Although a number of items were listed, no individual line item costs were presented to the people of Ramona. Basically, the board said, “Give us $66 million and we will spend it.” Nor was any way really allowed for public monitoring of the expenditures.

The school board has a high hill to climb before it can convince the people of Ramona to fund a bond issue. And there are several hurdles along the way.

The first one stems from the COP itself. A previous board tried to have a bond issue passed for a new school, but the people of Ramona turned it down. Instead of listening to the people, the board snuck in the COP. This leads to an inherent distrust in the school board that needs to be overcome.

A second hurdle is the deferred maintenance problem. Why is there such a backlog?

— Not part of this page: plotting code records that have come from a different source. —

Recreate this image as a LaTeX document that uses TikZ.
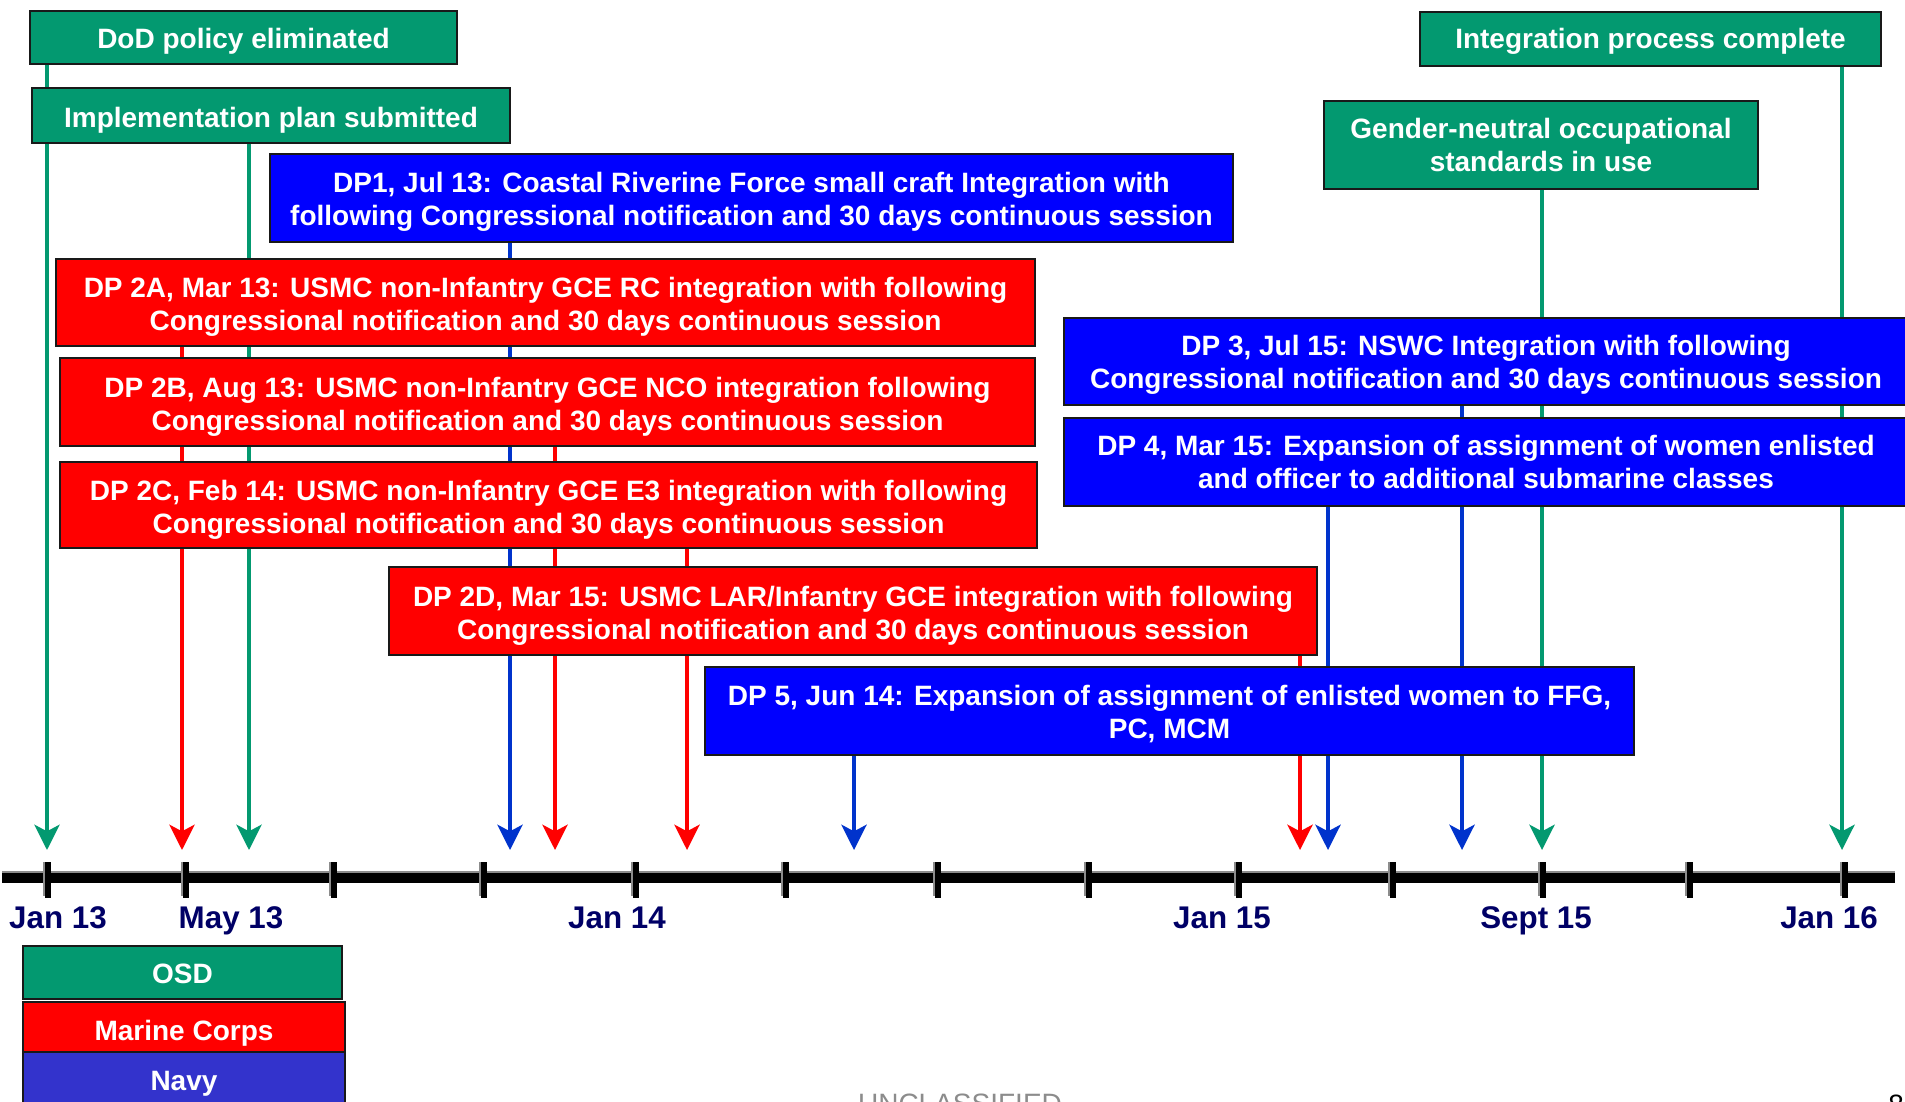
\documentclass[tikz,border=0pt]{standalone}
\usepackage{fontspec}
\setmainfont{Liberation Sans}
\usetikzlibrary{arrows.meta}
\definecolor{osdgreen}{RGB}{3,153,112}
\definecolor{mcred}{RGB}{255,0,0}
\definecolor{navyfill}{RGB}{0,0,255}
\definecolor{linkblue}{RGB}{0,51,204}
\definecolor{legnavy}{RGB}{51,51,204}
\definecolor{datenavy}{RGB}{0,0,102}
\newcommand\boxlift[1]{\rule{0pt}{#1}}
\pgfdeclarelayer{bg}
\pgfsetlayers{bg,main}
\begin{document}
\begin{tikzpicture}[x=0.75pt,y=-0.75pt,
  box/.style={draw=black!90, line width=1.5pt, text=white,
    font=\bfseries\fontsize{21}{24.75}\selectfont, align=center, inner sep=0pt},
  wh/.style 2 args={minimum width=#1*0.75pt, minimum height=#2*0.75pt},
  gbox/.style={box, fill=osdgreen},
  rbox/.style={box, fill=mcred},
  bbox/.style={box, fill=navyfill},
  link/.style={line width=2.6pt, -{Stealth[length=19pt,width=19pt,inset=5pt]}},
  glink/.style={link, draw=osdgreen, color=osdgreen},
  rlink/.style={link, draw=mcred, color=mcred},
  blink/.style={link, draw=linkblue, color=linkblue},
  datelbl/.style={anchor=base, text=datenavy, font=\bfseries\fontsize{23.5}{28}\selectfont, inner sep=0pt},
]
\useasboundingbox (0,0) rectangle (1905,1102);

% ---- boxes ----
\node[gbox, wh={427}{53}] (dod) at (243.5,37.5) {\boxlift{20.7pt}DoD policy eliminated};
\node[gbox, wh={478}{55}] (impl) at (271,115.5) {\boxlift{22.5pt}Implementation plan submitted};
\node[gbox, wh={461}{54}] (integ) at (1650.5,39) {\boxlift{18.9pt}Integration process complete};
\node[gbox, wh={434}{88}] (gender) at (1541,145) {Gender-neutral occupational\\standards in use};

\node[bbox, wh={963}{88}] (dp1) at (751.5,198) {\boxlift{20.7pt}DP1, Jul 13: Coastal Riverine Force small craft Integration with\\following Congressional notification and 30 days continuous session};
\node[rbox, wh={979}{87}] (dp2a) at (545.5,302.5) {\boxlift{21.7pt}DP 2A, Mar 13: USMC non-Infantry GCE RC integration with following\\Congressional notification and 30 days continuous session};
\node[rbox, wh={975}{88}] (dp2b) at (547.5,402) {\boxlift{22.5pt}DP 2B, Aug 13: USMC non-Infantry GCE NCO integration following\\Congressional notification and 30 days continuous session};
\node[rbox, wh={977}{86}] (dp2c) at (548.5,505) {\boxlift{22.5pt}DP 2C, Feb 14: USMC non-Infantry GCE E3 integration with following\\Congressional notification and 30 days continuous session};
\node[rbox, wh={928}{88}] (dp2d) at (853,611) {\boxlift{21.7pt}DP 2D, Mar 15: USMC LAR/Infantry GCE integration with following\\Congressional notification and 30 days continuous session};
\node[bbox, wh={844}{87}] (dp3) at (1486,361.5) {\boxlift{19.9pt}DP 3, Jul 15: NSWC Integration with following\\Congressional notification and 30 days continuous session};
\node[bbox, wh={844}{88}] (dp4) at (1486,462) {DP 4, Mar 15: Expansion of assignment of women enlisted\\and officer to additional submarine classes};
\node[bbox, wh={929}{88}] (dp5) at (1169.5,711) {\boxlift{19.9pt}DP 5, Jun 14: Expansion of assignment of enlisted women to FFG,\\PC, MCM};

% ---- legend ----
\node[gbox, wh={319}{53}] (osd) at (182.5,972.5) {\boxlift{16.8pt}OSD};
\node[rbox, wh={322}{50}] (mc) at (184,1027) {\boxlift{24.3pt}Marine Corps};
\node[box, fill=legnavy, wh={322}{56}] (navy) at (184,1080) {\boxlift{20.4pt}Navy};

% ---- arrow tips ----
\foreach \n/\x in {g1/47, r1/182, g2/249, b1/510, r2/555, r3/687, b2/854, r4/1300, b3/1328, b4/1462, g3/1542, g4/1842}
  \coordinate (\n) at (\x,850);

\begin{pgfonlayer}{bg}
  \draw[glink] (dod.south -| g1) -- (g1);
  \draw[rlink] (dp2a.south -| r1) -- (r1);
  \draw[glink] (impl.south -| g2) -- (g2);
  \draw[blink] (dp1.south -| b1) -- (b1);
  \draw[rlink] (dp2b.south -| r2) -- (r2);
  \draw[rlink] (dp2c.south -| r3) -- (r3);
  \draw[blink] (dp5.south -| b2) -- (b2);
  \draw[rlink] (dp2d.south -| r4) -- (r4);
  \draw[blink] (dp4.south -| b3) -- (b3);
  \draw[blink] (dp3.south -| b4) -- (b4);
  \draw[glink] (gender.south -| g3) -- (g3);
  \draw[glink] (integ.south -| g4) -- (g4);
\end{pgfonlayer}

% ---- timeline ----
\draw[line width=7pt, black] (2,878) -- (1895,878);
\draw[line width=1.5pt, black!45] (2,872) -- (1895,872);
\foreach \x in {47,185,333,483,635,785,937,1088,1238,1392,1542,1689,1844} {
  \draw[line width=4.5pt, black] (\x+1,862) -- (\x+1,898);
  \draw[line width=1.5pt, black!45] (\x-3,862) -- (\x-3,896);
}

% ---- date labels ----
\node[datelbl] (jan13) at (58,928) {Jan 13};
\node[datelbl] (may13) at (231,928) {May 13};
\node[datelbl] (jan14) at (617,928) {Jan 14};
\node[datelbl] (jan15) at (1222,928) {Jan 15};
\node[datelbl] (sep15) at (1536,928) {Sept 15};
\node[datelbl] (jan16) at (1829,928) {Jan 16};

% ---- footer (cut off at bottom, as in the original) ----
\node[anchor=base, inner sep=0pt, text=black!45, font=\fontsize{21}{24}\selectfont] (uncl) at (960,1113) {UNCLASSIFIED};
\node[anchor=base west, inner sep=0pt, text=black, font=\fontsize{21}{24}\selectfont] (pnum) at (1888,1114) {8};
\end{tikzpicture}
\end{document}
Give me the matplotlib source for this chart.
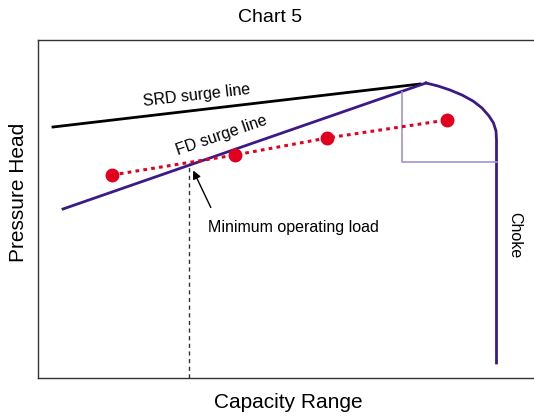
import matplotlib.pyplot as plt

plt.rcParams['font.family'] = ['Liberation Sans', 'DejaVu Sans']

# surge lines (capacity, head)
srd_x = [15, 382]
srd_y = [251, 294]
fd_x = [25, 388]
fd_y = [169, 295]

# performance curve from the peak round to choke
curve_x = [388, 400, 412, 424, 435, 444, 451, 455.5, 458, 458.5, 458.5]
curve_y = [295, 292, 288, 283, 277, 270, 262, 255, 247, 238, 15]

# operating box
box_x = [364, 364, 459]
box_y = [286, 216, 216]

# operating points
op_x = [74, 197, 289, 409]
op_y = [203, 223, 240, 258]

min_load_x = 151
min_load_y = 215

fig = plt.figure(figsize=(5.34, 4.17), dpi=100)
ax = fig.add_axes([38 / 534, 39 / 417, 507 / 534, 338 / 417])
ax.set_xlim(0, 507)
ax.set_ylim(0, 338)

purple = '#3b1a87'
ax.plot(srd_x, srd_y, color='black', lw=2)
ax.plot(fd_x, fd_y, color=purple, lw=2)
ax.plot(curve_x, curve_y, color=purple, lw=2, solid_joinstyle='round')
ax.plot(box_x, box_y, color='#a493d6', lw=1.2)
ax.plot([min_load_x, min_load_x], [0, min_load_y], color='#333333', lw=1, ls=(0, (3, 2.5)))
ax.plot(op_x, op_y, color='#e2001f', lw=2.2, ls=(0, (1.2, 1.4)),
        marker='o', ms=9, mec='#e2001f', mfc='#e2001f')

ax.annotate('', xy=(154, 210), xytext=(174, 168),
            arrowprops=dict(arrowstyle='-|>', color='black', lw=1, mutation_scale=12))
ax.text(170, 151, 'Minimum operating load', fontsize=11.5, va='center', ha='left')
ax.text(159, 283, 'SRD surge line', fontsize=11.5, rotation=6.5, ha='center', va='center',
        rotation_mode='anchor')
ax.text(184, 243, 'FD surge line', fontsize=11.5, rotation=19, ha='center', va='center',
        rotation_mode='anchor')
ax.text(477, 143, 'Choke', fontsize=11.5, rotation=-90, ha='center', va='center')

ax.set_xticks([])
ax.set_yticks([])
for s in ax.spines.values():
    s.set_linewidth(1)
    s.set_color('#333333')

fig.text(270 / 534, 1 - 17 / 417, 'Chart 5', fontsize=14, ha='center', va='center')
fig.text(288 / 534, 1 - 402 / 417, 'Capacity Range', fontsize=15, ha='center', va='center')
fig.text(19 / 534, 1 - 192 / 417, 'Pressure Head', fontsize=15, ha='center', va='center',
         rotation=90)

fig.savefig('out.png', dpi=100)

A third hurdle is the exclusion of any short term items from the bond issue. The service life of computers is too short to commit the community to a bond issue including computers.

I believe I heard at the last board meeting a statement that the community has to sell the school board on a bond issue. This is putting the cart before the horse. The school board must convince the Ramona community at large that a bond issue is essential, not only those members of the community who have students in the Ramona district schools.

The bond issue needs to be very well described to the community at large and must spell out the benefits to the community. It needs to be very specific on what it will fund, and fund only long-term items.

Essentially, it should be limited to paying for the COP.

It needs to have definitive line items presented, defined and defended. It needs to have an independent community audit committee, with power to restrict expenditures to the designated line items. And the school board must sell the entire Ramona community on the bond issue. If the school board expects the community to sell the school board on the bond issue, it will again fail.

Another item that needs to be explored is why is there a decline in enrollment in Ramona schools? Is it because there is a belief that the schools are inadequate? Are people being priced out of this area?

What about the various residential construction projects being proposed? Will they help?

This decline needs to be reversed. A sales effort needs to be established to sell the Ramona schools as a great place to enroll students. My thought is the real estate community of Ramona and the Ramona Chamber of Commerce would be of great help in this effort.

Perhaps another solution to think about is selling the community on a parcel tax to pay off the COP — and maybe the repair problems.

Mischa Dobrotin, a retired engineer, is a 1951 Ramona High School graduate.